On top of worrying that my next diagnosis is just around the corner, survivor’s guilt is also something that I struggle with. Why did I survive and She didn’t? I’m sure our doctors had the same qualification. I’m sure I’m not a ‘better person’ than She was. It’s not like I ‘derserve’ to live more than She did. Why did I get to keep living, keep celebrating Christmas, get married, continue to travel while She died from the same disease? And not only do I have survivor’s guilt but when someone I know dies from breast cancer, my own mortality is thrown in my face and I’m painfully reminded that a recurrence is just one lump, one procedure or one doctor’s appointment away. This year has been full of recurrences for so many friends and I often wonder why it happened to them and not to me. If anything, their recurrences make me think it’s a matter of ‘when’ not ‘if’ for my own recurrence.

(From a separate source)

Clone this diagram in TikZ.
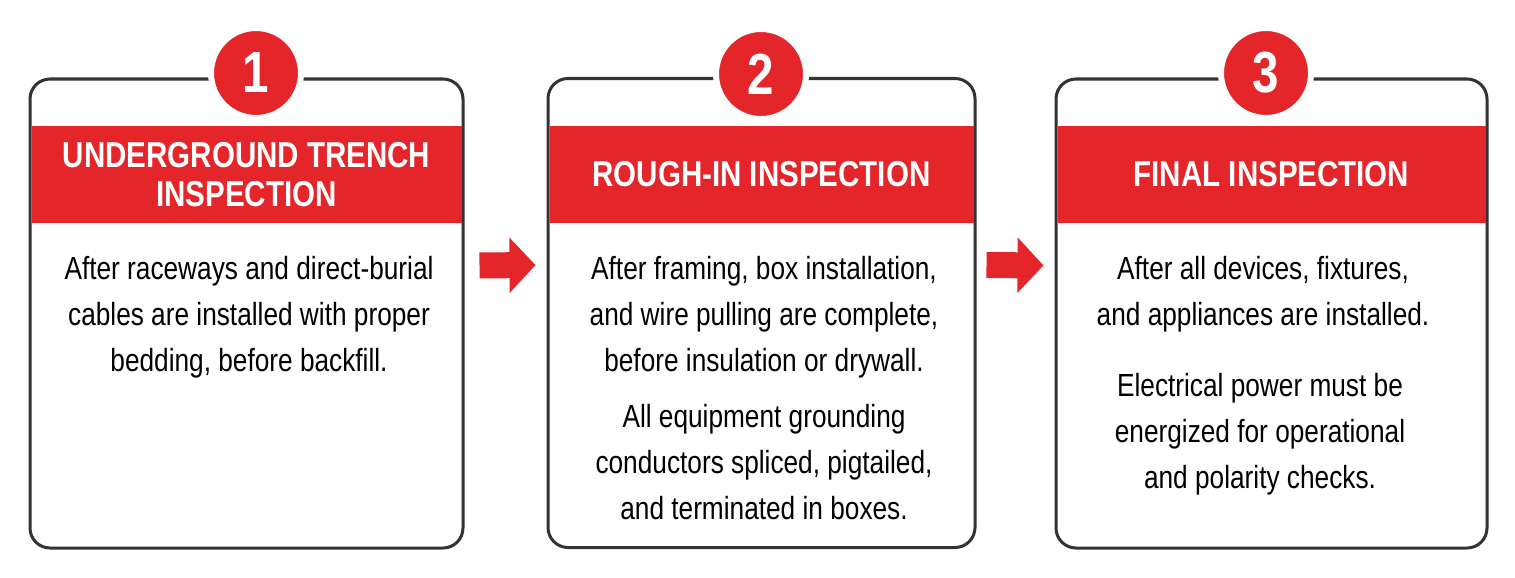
\documentclass[tikz,border=0pt]{standalone}
\usepackage{fontspec}
\setmainfont{Liberation Sans}[FakeStretch=0.82]
\usepackage{tikz}
\usetikzlibrary{arrows.meta, positioning, calc}
\usepackage{xcolor}
\definecolor{stepred}{HTML}{E4262B}
\definecolor{edge}{HTML}{333333}

\begin{document}
\begin{tikzpicture}[
    x=1pt, y=-1pt,
    card/.style={rectangle, draw=edge, line width=3pt, rounded corners=20pt, minimum height=469pt, inner sep=0pt},
    band/.style={rectangle, fill=stepred, minimum height=97pt, inner sep=0pt},
    badge/.style={circle, fill=stepred, draw=white, line width=6pt, minimum size=90pt, inner sep=0pt, text=white, font=\fontsize{58}{58}\selectfont\bfseries},
    head/.style={text=white, align=center, font=\fontsize{36}{39}\selectfont\bfseries},
    body/.style={align=center, font=\fontsize{32}{46}\selectfont},
    flow/.style={draw=stepred, line width=26pt, -{Triangle[length=26pt, width=54pt]}},
]
\useasboundingbox[fill=white] (0,0) rectangle (1515,578);

% Cards
\node[card, minimum width=433pt] (c1) at (246.5,313.5) {};
\node[card, minimum width=427pt] (c2) at (761.5,313) {};
\node[card, minimum width=431pt] (c3) at (1271.5,313.5) {};

% Red bands
\node[band, minimum width=430pt] (b1) at (246.5,174.5) {};
\node[band, minimum width=424pt] (b2) at (761.5,174.5) {};
\node[band, minimum width=428pt] (b3) at (1271.5,174.5) {};

% Numbers
\node[badge] (n1) at (256,73) {1};
\node[badge] (n2) at (761,74) {2};
\node[badge] (n3) at (1266,73) {3};

% Titles
\node[head] (t1) at (b1) {UNDERGROUND TRENCH\\INSPECTION};
\node[head] (t2) at (b2) {ROUGH-IN INSPECTION};
\node[head] (t3) at (b3) {FINAL INSPECTION};

% Texts
\node[body, anchor=north] (p1) at (249,253) {After raceways and direct-burial\\cables are installed with proper\\bedding, before backfill.};
\node[body, anchor=north] (p2) at (764,253) {After framing, box installation,\\and wire pulling are complete,\\before insulation or drywall.};
\node[body, anchor=north] (p2b) at (764,401) {All equipment grounding\\conductors spliced, pigtailed,\\and terminated in boxes.};
\node[body, anchor=north] (p3) at (1263,253) {After all devices, fixtures,\\and appliances are installed.};
\node[body, anchor=north] (p3b) at (1260,370) {Electrical power must be\\energized for operational\\and polarity checks.};

% Arrows
\draw[flow, shorten <=15pt, shorten >=11pt] ($(c1.east)+(0,-48)$) -- ($(c2.west)+(0,-48)$);
\draw[flow, shorten <=10pt, shorten >=11pt] ($(c2.east)+(0,-48)$) -- ($(c3.west)+(0,-48)$);

\end{tikzpicture}
\end{document}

I have also learned that I can only worry about what I can control. Well, that’s not true, I can (and do) worry about everything, but I try to focus most of my energy on what I can control. I have spent a lot of the year looking at health and what that means to me. I think a lot of us feel pressure to change so much of what we eat; there are unwritten expectations to eat all organic, nothing out of microwave, and have no guilty pleasures, ever. We are worried (more than most) about exercise, how much and how often and many times we don’t know where to start (or are so bloody tired with residual treatment fatigue, Tamoxifen fatigue, or general cancer fatigue). I have found it helpful to give myself a seven day challenge to see if I can overcome an obstacle. As an ex-pop addict, I will tell you that on January 20th of last year, I tried to stop drinking pop for seven days, thinking that I could NEVER do it and almost a year later, I haven’t had a drop of it. It’s amazing how long seven days can last.

In terms of managing recurrence, time does help. It doesn’t fix anything but it does allow your mind to catch up with your thoughts and instead of cancer being the first thing I think about when I wake up, it’s more like the fifth or sixth and I’m assuming that in another few years it will be more like the eleventh or twelfth. I’ve spoken with women who are ten years out of treatment and they say that cancer crosses their minds on a weekly basis – I aspire to be like that. But, even if time is the best healer, what do we do in the interim? How do I get through the next 12 hours knowing that my fate is sitting in a filing cabinet in a beige coloured folder? What happens if they did find something? Even though it was more prevalent during active treatment, I still find myself holding my breath between appointments, procedures, results – Repeat. How do you cope with the Post Traumatic Stress Disorder of cancer when really nothing seems ‘post’ about it?